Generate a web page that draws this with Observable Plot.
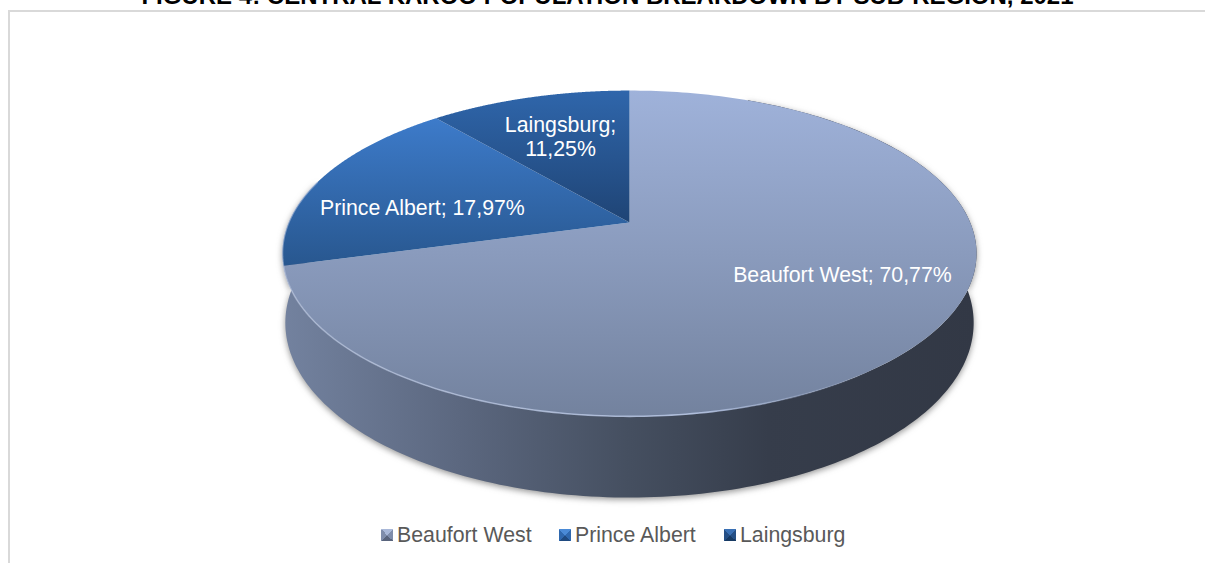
<!DOCTYPE html>
<html><head><meta charset="utf-8">
<script src="https://cdn.jsdelivr.net/npm/d3@7"></script>
<script src="https://cdn.jsdelivr.net/npm/@observablehq/plot@0.6"></script>
<style>
html,body{margin:0;padding:0;background:#fff;overflow:hidden;width:1205px;height:563px;font-family:"Liberation Sans",Arial,sans-serif}
#frame{position:absolute;left:8px;top:10px;right:0;bottom:0;border-left:2px solid #d9d9d9;border-top:2px solid #d9d9d9}
#title{position:absolute;left:0;width:1215px;top:-18px;text-align:center;font-weight:bold;font-size:24px;line-height:28px;color:#000;white-space:nowrap}
#chart{position:absolute;left:0;top:0}
#legend{position:absolute;left:0;top:520px;width:1205px;height:43px;color:#595959;font-size:21.3px}
.k{position:absolute;top:0;line-height:30px;white-space:nowrap}
.s{position:absolute;top:9px;width:12px;height:12px}
</style></head><body>
<div id="frame"></div>
<div id="title">FIGURE 4: CENTRAL KAROO POPULATION BREAKDOWN BY SUB-REGION, 2021</div>
<div id="chart"></div>
<div id="legend"></div>
<script>
const regions = ["Beaufort West", "Prince Albert", "Laingsburg"];
const shares = [70.77, 17.97, 11.25];
const shareLabels = ["70,77%", "17,97%", "11,25%"];
const gradientIds = ["gBeaufort", "gPrince", "gLaingsburg"];
const legendColors = [["#a9b8d8","#7f8dab","#59647c"],["#4a8ad6","#2f68ae","#1f4a80"],["#3a70b4","#254f85","#173a63"]];
const legendLeft = [381, 559, 724];
const labelX = [0.625, -0.608, -0.2025];
const labelY = [0.331, -0.096, -0.551];

const tilt = 0.19, sink = 0.008, depth = 0.433;
const project = (th, d = 0, w = 0) => {
  const u = Math.sin(th), v = -Math.cos(th), q = 1 - tilt * v + d;
  return {x: u / q, y: (v + w) / q};
};
const arc = (a0, a1, d, w, n = 240) => d3.range(n + 1).map(i => project(a0 + (a1 - a0) * i / n, d, w));

const total = d3.sum(shares);
let acc = 0;
const slices = shares.map((s, i) => {
  const a0 = acc / total * 2 * Math.PI; acc += s;
  const a1 = acc / total * 2 * Math.PI;
  return {i, a0, a1, pts: [{x: 0, y: 0}, ...arc(a0, a1, 0, 0)]};
});
const frontStart = 0.42, frontEnd = 2 * Math.PI - 1.30;
const wall = [...arc(frontStart, frontEnd, 0, 0), ...arc(frontEnd, frontStart, sink, depth)];
const rim = arc(1.0, frontEnd, 0, 0);

const labels = regions.map((r, i) => ({
  x: labelX[i], y: labelY[i],
  text: i === 2 ? r + ";\n" + shareLabels[i] : r + "; " + shareLabels[i]
}));

const stop = (o, c) => `<stop offset="${o}" stop-color="${c}"/>`;
const defs = () => {
  const g = document.createElementNS("http://www.w3.org/2000/svg", "defs");
  const v = (id, ss) => `<linearGradient id="${id}" x1="0" y1="0" x2="0" y2="1">${ss}</linearGradient>`;
  const h = (id, ss) => `<linearGradient id="${id}" x1="0" y1="0" x2="1" y2="0">${ss}</linearGradient>`;
  g.innerHTML =
    v("gBeaufort", stop(0, "#9fb2da") + stop(0.5, "#8a9bbd") + stop(1, "#73829e")) +
    v("gPrince", stop(0, "#3d7bca") + stop(1, "#28578f")) +
    v("gLaingsburg", stop(0, "#2f66ab") + stop(1, "#1f4475")) +
    h("gWall", stop(0, "#73829f") + stop(0.25, "#5c6880") + stop(0.5, "#454f60") + stop(0.7, "#363d4b") + stop(1, "#323845")) +
    h("gRim", '<stop offset="0" stop-color="#c3cfe8" stop-opacity=".5"/><stop offset=".6" stop-color="#b4c3e2" stop-opacity=".9"/><stop offset=".72" stop-color="#a9b9da" stop-opacity=".5"/><stop offset=".85" stop-color="#a9b9da" stop-opacity="0"/>');
  return g;
};

const chart = Plot.plot({
  width: 1205, height: 520, margin: 0,
  x: {domain: [-1, 1], range: [288.3, 969.7], axis: null},
  y: {domain: [-1, 1], range: [65, 379], axis: null},
  style: {background: "transparent", fontFamily: "'Liberation Sans',Arial,sans-serif"},
  marks: [
    defs,
    Plot.line(wall, {x: "x", y: "y", fill: "url(#gWall)", stroke: "none", imageFilter: "drop-shadow(0px 2px 3px rgba(60,60,60,.55))"}),
    ...slices.map((sl, i) => Plot.line(sl.pts, {x: "x", y: "y", fill: `url(#${gradientIds[i]})`, stroke: "none"})),
    Plot.line(rim, {x: "x", y: "y", stroke: "url(#gRim)", strokeWidth: 1.6, fill: "none", imageFilter: "blur(0.5px)"}),
    Plot.text(labels, {x: "x", y: "y", text: "text", fill: "#fff", fontSize: 21.3, lineHeight: 1.17, textAnchor: "middle"})
  ]
});
document.getElementById("chart").append(chart);

const legend = document.getElementById("legend");
regions.forEach((r, i) => {
  const c = legendColors[i];
  const s = document.createElement("div"); s.className = "s";
  s.style.left = legendLeft[i] + "px";
  s.style.background = `conic-gradient(from -45deg, ${c[0]} 0 25%, ${c[1]} 25% 50%, ${c[2]} 50% 75%, ${c[1]} 75%)`;
  const k = document.createElement("div"); k.className = "k";
  k.style.left = legendLeft[i] + 16 + "px"; k.textContent = r;
  legend.append(s, k);
});
</script>
</body></html>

#####

Copy out all of the material exactly as written, without its pictures.

◆ **Worked solution**:
Generate a web page that draws this with Observable Plot.
<!DOCTYPE html>
<html><head><meta charset="utf-8">
<script src="https://cdn.jsdelivr.net/npm/d3@7"></script>
<script src="https://cdn.jsdelivr.net/npm/@observablehq/plot@0.6"></script>
<style>
html,body{margin:0;padding:0;background:#fff;overflow:hidden;width:1205px;height:563px;font-family:"Liberation Sans",Arial,sans-serif}
#frame{position:absolute;left:8px;top:10px;right:0;bottom:0;border-left:2px solid #d9d9d9;border-top:2px solid #d9d9d9}
#title{position:absolute;left:0;width:1215px;top:-18px;text-align:center;font-weight:bold;font-size:24px;line-height:28px;color:#000;white-space:nowrap}
#chart{position:absolute;left:0;top:0}
#legend{position:absolute;left:0;top:520px;width:1205px;height:43px;color:#595959;font-size:21.3px}
.k{position:absolute;top:0;line-height:30px;white-space:nowrap}
.s{position:absolute;top:9px;width:12px;height:12px}
</style></head><body>
<div id="frame"></div>
<div id="title">FIGURE 4: CENTRAL KAROO POPULATION BREAKDOWN BY SUB-REGION, 2021</div>
<div id="chart"></div>
<div id="legend"></div>
<script>
const regions = ["Beaufort West", "Prince Albert", "Laingsburg"];
const shares = [70.77, 17.97, 11.25];
const shareLabels = ["70,77%", "17,97%", "11,25%"];
const gradientIds = ["gBeaufort", "gPrince", "gLaingsburg"];
const legendColors = [["#a9b8d8","#7f8dab","#59647c"],["#4a8ad6","#2f68ae","#1f4a80"],["#3a70b4","#254f85","#173a63"]];
const legendLeft = [381, 559, 724];
const labelX = [0.625, -0.608, -0.2025];
const labelY = [0.331, -0.096, -0.551];

const tilt = 0.19, sink = 0.008, depth = 0.433;
const project = (th, d = 0, w = 0) => {
  const u = Math.sin(th), v = -Math.cos(th), q = 1 - tilt * v + d;
  return {x: u / q, y: (v + w) / q};
};
const arc = (a0, a1, d, w, n = 240) => d3.range(n + 1).map(i => project(a0 + (a1 - a0) * i / n, d, w));

const total = d3.sum(shares);
let acc = 0;
const slices = shares.map((s, i) => {
  const a0 = acc / total * 2 * Math.PI; acc += s;
  const a1 = acc / total * 2 * Math.PI;
  return {i, a0, a1, pts: [{x: 0, y: 0}, ...arc(a0, a1, 0, 0)]};
});
const frontStart = 0.42, frontEnd = 2 * Math.PI - 1.30;
const wall = [...arc(frontStart, frontEnd, 0, 0), ...arc(frontEnd, frontStart, sink, depth)];
const rim = arc(1.0, frontEnd, 0, 0);

const labels = regions.map((r, i) => ({
  x: labelX[i], y: labelY[i],
  text: i === 2 ? r + ";\n" + shareLabels[i] : r + "; " + shareLabels[i]
}));

const stop = (o, c) => `<stop offset="${o}" stop-color="${c}"/>`;
const defs = () => {
  const g = document.createElementNS("http://www.w3.org/2000/svg", "defs");
  const v = (id, ss) => `<linearGradient id="${id}" x1="0" y1="0" x2="0" y2="1">${ss}</linearGradient>`;
  const h = (id, ss) => `<linearGradient id="${id}" x1="0" y1="0" x2="1" y2="0">${ss}</linearGradient>`;
  g.innerHTML =
    v("gBeaufort", stop(0, "#9fb2da") + stop(0.5, "#8a9bbd") + stop(1, "#73829e")) +
    v("gPrince", stop(0, "#3d7bca") + stop(1, "#28578f")) +
    v("gLaingsburg", stop(0, "#2f66ab") + stop(1, "#1f4475")) +
    h("gWall", stop(0, "#73829f") + stop(0.25, "#5c6880") + stop(0.5, "#454f60") + stop(0.7, "#363d4b") + stop(1, "#323845")) +
    h("gRim", '<stop offset="0" stop-color="#c3cfe8" stop-opacity=".5"/><stop offset=".6" stop-color="#b4c3e2" stop-opacity=".9"/><stop offset=".72" stop-color="#a9b9da" stop-opacity=".5"/><stop offset=".85" stop-color="#a9b9da" stop-opacity="0"/>');
  return g;
};

const chart = Plot.plot({
  width: 1205, height: 520, margin: 0,
  x: {domain: [-1, 1], range: [288.3, 969.7], axis: null},
  y: {domain: [-1, 1], range: [65, 379], axis: null},
  style: {background: "transparent", fontFamily: "'Liberation Sans',Arial,sans-serif"},
  marks: [
    defs,
    Plot.line(wall, {x: "x", y: "y", fill: "url(#gWall)", stroke: "none", imageFilter: "drop-shadow(0px 2px 3px rgba(60,60,60,.55))"}),
    ...slices.map((sl, i) => Plot.line(sl.pts, {x: "x", y: "y", fill: `url(#${gradientIds[i]})`, stroke: "none"})),
    Plot.line(rim, {x: "x", y: "y", stroke: "url(#gRim)", strokeWidth: 1.6, fill: "none", imageFilter: "blur(0.5px)"}),
    Plot.text(labels, {x: "x", y: "y", text: "text", fill: "#fff", fontSize: 21.3, lineHeight: 1.17, textAnchor: "middle"})
  ]
});
document.getElementById("chart").append(chart);

const legend = document.getElementById("legend");
regions.forEach((r, i) => {
  const c = legendColors[i];
  const s = document.createElement("div"); s.className = "s";
  s.style.left = legendLeft[i] + "px";
  s.style.background = `conic-gradient(from -45deg, ${c[0]} 0 25%, ${c[1]} 25% 50%, ${c[2]} 50% 75%, ${c[1]} 75%)`;
  const k = document.createElement("div"); k.className = "k";
  k.style.left = legendLeft[i] + 16 + "px"; k.textContent = r;
  legend.append(s, k);
});
</script>
</body></html>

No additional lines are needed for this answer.